Chinese enterprises led by China Gezhouba Group Overseas Investment Co, an overseas investment arm of China Energy Engineering Corp, recently embarked on a transformative journey to Central Asia, amid the strong push globally for green energy transition.
Earlier this month, a freight train carrying solar modules left Xi'an, Shaanxi province, to the construction sites of two upcoming photovoltaic power plants, of 500-megawatt capacity each, in the Bukhara and Kashkadarya regions in Uzbekistan. In the following months and years, more batches of such freight trains will set forth to these destinations to build the groundbreaking 1-gigawatt energy projects.
"The investment and construction of renewable energy projects have played a leading role in transforming Uzbekistan's energy structure and infrastructure," said Jurabek Mirzamahmudov, minister of energy, Uzbekistan, during an event to celebrate the departure of the first freight train.
This endeavor, part of a cooperation outcome after the China-Central Asia Summit in May, marks the first bold leap into new energy investment in the Central Asian region, and one of the results of the Belt and Road Initiative.
The project is estimated to generate 2.4 billion kilowatt-hours of clean electricity and mitigate carbon emissions by about 2.4 million metric tons annually. It will help improve the local power infrastructure and upgrade its energy consumption, said Lin Xiaodan, president of the CEEC unit.

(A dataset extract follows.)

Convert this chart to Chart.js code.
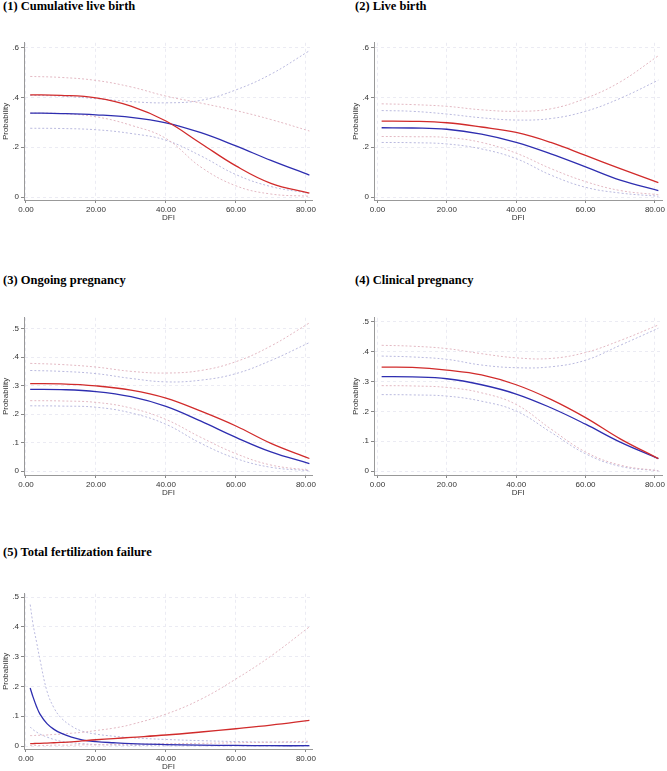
<!DOCTYPE html>
<html>
<head>
<meta charset="utf-8">
<title>DFI and outcome probability</title>
<script src="https://cdn.jsdelivr.net/npm/chart.js@4.4.1/dist/chart.umd.min.js"></script>
<style>
  html, body { margin: 0; padding: 0; background: #fff; overflow: hidden; }
  body { width: 667px; height: 771px; position: relative; }
  .title {
    position: absolute;
    font: bold 12.5px "Liberation Serif", "Times New Roman", serif;
    line-height: 12.5px;
    color: #000;
    white-space: nowrap;
  }
  canvas { position: absolute; }
</style>
</head>
<body>

<div class="title" style="left:3px;top:0px">(1) Cumulative live birth</div>
<div class="title" style="left:355px;top:0px">(2) Live birth</div>
<div class="title" style="left:3px;top:274px">(3) Ongoing pregnancy</div>
<div class="title" style="left:355px;top:274px">(4) Clinical pregnancy</div>
<div class="title" style="left:3px;top:546px">(5) Total fertilization failure</div>

<canvas id="c1" width="318" height="187" style="left:0px;top:36px"></canvas>
<canvas id="c2" width="317" height="187" style="left:350px;top:36px"></canvas>
<canvas id="c3" width="318" height="187" style="left:0px;top:311px"></canvas>
<canvas id="c4" width="317" height="187" style="left:350px;top:311px"></canvas>
<canvas id="c5" width="318" height="185" style="left:0px;top:587px"></canvas>

<script>
// tick labels
const xTicks = [0, 20, 40, 60, 80];
const yTicks6 = [0, 0.2, 0.4, 0.6];
const yTicks5 = [0, 0.1, 0.2, 0.3, 0.4, 0.5];

// DFI values where the curves were read (panels 1-4)
const dfi = [1.2, 10, 20, 30, 40, 50, 60, 70, 81];

// (1) Cumulative live birth
const cumRed    = [0.410, 0.408, 0.398, 0.365, 0.305, 0.215, 0.125, 0.055, 0.016];
const cumBlue   = [0.337, 0.335, 0.330, 0.320, 0.298, 0.258, 0.205, 0.147, 0.088];
const cumRedUp  = [0.484, 0.480, 0.468, 0.442, 0.405, 0.377, 0.347, 0.311, 0.265];
const cumRedLo  = [0.337, 0.335, 0.322, 0.288, 0.235, 0.120, 0.045, 0.012, 0.003];
const cumBlueUp = [0.408, 0.405, 0.395, 0.383, 0.378, 0.388, 0.430, 0.493, 0.587];
const cumBlueLo = [0.276, 0.275, 0.270, 0.255, 0.228, 0.165, 0.090, 0.042, 0.015];

// (2) Live birth
const lbRed    = [0.305, 0.304, 0.298, 0.281, 0.259, 0.219, 0.167, 0.114, 0.058];
const lbBlue   = [0.278, 0.277, 0.272, 0.252, 0.219, 0.173, 0.121, 0.068, 0.026];
const lbRedUp  = [0.374, 0.371, 0.364, 0.350, 0.344, 0.354, 0.396, 0.462, 0.567];
const lbRedLo  = [0.243, 0.242, 0.239, 0.219, 0.176, 0.114, 0.062, 0.026, 0.009];
const lbBlueUp = [0.347, 0.344, 0.333, 0.318, 0.309, 0.315, 0.344, 0.396, 0.469];
const lbBlueLo = [0.219, 0.218, 0.213, 0.193, 0.154, 0.088, 0.039, 0.016, 0.003];

// (3) Ongoing pregnancy
const opRed    = [0.307, 0.306, 0.299, 0.284, 0.256, 0.210, 0.158, 0.097, 0.044];
const opBlue   = [0.287, 0.286, 0.279, 0.261, 0.227, 0.175, 0.118, 0.067, 0.026];
const opRedUp  = [0.378, 0.374, 0.365, 0.350, 0.344, 0.353, 0.384, 0.439, 0.520];
const opRedLo  = [0.247, 0.246, 0.241, 0.221, 0.181, 0.118, 0.061, 0.021, 0.003];
const opBlueUp = [0.353, 0.350, 0.342, 0.325, 0.313, 0.319, 0.342, 0.388, 0.451];
const opBlueLo = [0.229, 0.228, 0.224, 0.204, 0.164, 0.097, 0.044, 0.013, 0.001];

// (4) Clinical pregnancy
const cpRed    = [0.348, 0.347, 0.338, 0.322, 0.289, 0.240, 0.179, 0.108, 0.042];
const cpBlue   = [0.316, 0.315, 0.309, 0.289, 0.258, 0.212, 0.157, 0.097, 0.042];
const cpRedUp  = [0.421, 0.418, 0.410, 0.393, 0.379, 0.377, 0.397, 0.437, 0.489];
const cpRedLo  = [0.286, 0.285, 0.280, 0.262, 0.223, 0.141, 0.064, 0.020, 0.001];
const cpBlueUp = [0.385, 0.382, 0.374, 0.355, 0.346, 0.349, 0.371, 0.421, 0.478];
const cpBlueLo = [0.256, 0.255, 0.251, 0.234, 0.201, 0.130, 0.058, 0.016, 0.001];

// (5) Total fertilization failure - denser at the left where it drops fast
const tffDfi    = [1.2, 2, 3, 4, 6, 8, 10, 13, 16, 20, 25, 30, 40, 50, 60, 70, 81];
const tffRed    = [0.008, 0.008, 0.009, 0.009, 0.010, 0.011, 0.012, 0.014, 0.017, 0.021, 0.025, 0.029, 0.037, 0.047, 0.058, 0.070, 0.086];
const tffBlue   = [0.195, 0.165, 0.133, 0.107, 0.075, 0.056, 0.043, 0.030, 0.021, 0.015, 0.011, 0.008, 0.005, 0.003, 0.002, 0.001, 0.001];
const tffRedUp  = [0.035, 0.035, 0.036, 0.036, 0.037, 0.039, 0.040, 0.043, 0.046, 0.052, 0.060, 0.072, 0.107, 0.157, 0.225, 0.302, 0.400];
const tffRedLo  = [0.002, 0.002, 0.002, 0.002, 0.002, 0.003, 0.003, 0.003, 0.004, 0.004, 0.005, 0.006, 0.008, 0.009, 0.011, 0.013, 0.016];
const tffBlueUp = [0.475, 0.410, 0.350, 0.290, 0.184, 0.128, 0.095, 0.067, 0.050, 0.040, 0.033, 0.028, 0.022, 0.018, 0.015, 0.013, 0.012];
const tffBlueLo = [0.064, 0.055, 0.047, 0.040, 0.030, 0.022, 0.016, 0.011, 0.008, 0.005, 0.003, 0.002, 0.001, 0.001, 0.0005, 0.0005, 0.0005];

const RED = '#d12b2b';
const BLUE = '#2e2eb0';
const RED_CI = '#e3b9c3';
const BLUE_CI = '#babadf';
const tickFont = { family: '"Liberation Sans", Arial, sans-serif', size: 8 };

function pts(xs, ys) {
  return xs.map((x, i) => ({ x: x, y: ys[i] }));
}

function line(xs, ys, color, ci) {
  return {
    data: pts(xs, ys),
    borderColor: color,
    borderWidth: ci ? 1 : 1.3,
    borderDash: ci ? [2, 2] : [],
    pointRadius: 0,
    fill: false,
    tension: 0.4
  };
}

function makePanel(id, xs, s, yTicks, yMin, yMax, xMin, xMax) {
  // first dataset is drawn on top, so solids go first
  const datasets = [
    line(xs, s[0], RED, false),
    line(xs, s[1], BLUE, false),
    line(xs, s[2], RED_CI, true),
    line(xs, s[3], RED_CI, true),
    line(xs, s[4], BLUE_CI, true),
    line(xs, s[5], BLUE_CI, true)
  ];
  new Chart(document.getElementById(id), {
    type: 'line',
    data: { datasets: datasets },
    options: {
      responsive: false,
      animation: false,
      layout: { padding: { top: 4, right: 4, left: 0, bottom: 0 } },
      plugins: { legend: { display: false }, tooltip: { enabled: false } },
      scales: {
        x: {
          type: 'linear',
          min: xMin,
          max: xMax,
          afterBuildTicks: sc => { sc.ticks = xTicks.map(v => ({ value: v })); },
          afterFit: sc => { sc.height = 23; },
          ticks: { callback: v => v.toFixed(2), font: tickFont, color: '#333', padding: 2, maxRotation: 0 },
          grid: { color: '#ebebf3', tickLength: 3, tickColor: '#888', tickBorderDash: [] },
          border: { color: '#999', dash: [3, 3] },
          title: { display: true, text: 'DFI', font: tickFont, color: '#333', padding: 0 }
        },
        y: {
          min: yMin,
          max: yMax,
          afterBuildTicks: sc => { sc.ticks = yTicks.map(v => ({ value: v })); },
          afterFit: sc => { sc.width = 24; },
          ticks: {
            callback: v => v === 0 ? '0' : v.toFixed(1).replace(/^0/, ''),
            font: tickFont, color: '#333', padding: 2
          },
          grid: { color: '#ebebf3', tickLength: 3, tickColor: '#888', tickBorderDash: [] },
          border: { color: '#999', dash: [3, 3] },
          title: { display: true, text: 'Probability', font: tickFont, color: '#333', padding: { top: 1, bottom: 0 } }
        }
      }
    }
  });
}

makePanel('c1', dfi, [cumRed, cumBlue, cumRedUp, cumRedLo, cumBlueUp, cumBlueLo], yTicks6, -0.012, 0.619, -0.57, 82.0);
makePanel('c2', dfi, [lbRed, lbBlue, lbRedUp, lbRedLo, lbBlueUp, lbBlueLo], yTicks6, -0.012, 0.619, -1.0, 82.1);
makePanel('c3', dfi, [opRed, opBlue, opRedUp, opRedLo, opBlueUp, opBlueLo], yTicks5, -0.014, 0.538, -0.57, 82.0);
makePanel('c4', dfi, [cpRed, cpBlue, cpRedUp, cpRedLo, cpBlueUp, cpBlueLo], yTicks5, -0.013, 0.513, -1.0, 82.1);
makePanel('c5', tffDfi, [tffRed, tffBlue, tffRedUp, tffRedLo, tffBlueUp, tffBlueLo], yTicks5, -0.010, 0.511, -0.57, 82.0);
</script>
</body>
</html>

Beyond its green impact, the project is also set to spur socioeconomic development, as it is expected to generate around 1,600 local jobs and inject a projected $140 million in tax revenue, Lin added during the ceremony.
A total of 60 freight train trips will be arranged before the end of next June, bringing over 3,000 photovoltaic modules to the construction sites, the CEEC unit said.
Such a footprint of the centrally administered State-owned enterprise in the Uzbek market is nothing short of profound.
With commitments exceeding $1 billion, spanning green energy, environmentally friendly construction materials, and urban development, the company is eying opportunities from Uzbekistan's surging population and accelerated internal reforms, which are "a fertile ground for investments for the company", Lin said.
Going forward, the company has a blueprint drawn up well through 2025. It has committed to bolster infrastructure investments and pioneer benchmark projects in global novel energy fields, especially in BRI-related markets, such as Kazakhstan, Indonesia and Vietnam, Lin said.
LONGi Green Energy Technology Co, a leading PV company in China that is also taking part in the BRI project, will enhance cooperation with all parties on this project, and seek a bigger role in boosting the new energy transition of the Central Asian markets, said its President Zhong Baoshen.
According to a report by CITIC Securities in July, Chinese infrastructure bidders will embrace more opportunities in BRI regions this year — the 10th anniversary of the initiative — as the release of pent-up demand is gathering pace in the post-COVID-19 era.
Citing demand for infrastructure in BRI-related markets, CITIC Securities said conditions have recovered to pre-COVID-19 levels, and projects that were delayed by the pandemic are also progressing quickly since the beginning of the year.
"Infrastructure companies seeking bigger global presence, especially in Central Asian and Southeast Asian nations, boast diplomatic advantages earned by the nation through its efforts in advancing multilateralism in recent years, for example, the BRI. And with the nation's competitive edge in infrastructure building, major Chinese players in the sector, central SOEs in particular, will stand out from global peers for their solutions and operations," said Long Chaocan, an investment consultant with China Galaxy Securities Co Ltd.
However, the impact of geopolitical tensions is weighing on companies striving for a global presence, he said.
"The ongoing tussle between China and the United States, and the unstable global industrial chain due to geopolitical tensions, must be taken into consideration while making global investment strategy, as there may be invisible obstacles affecting implementation efficiency and investment returns," he added.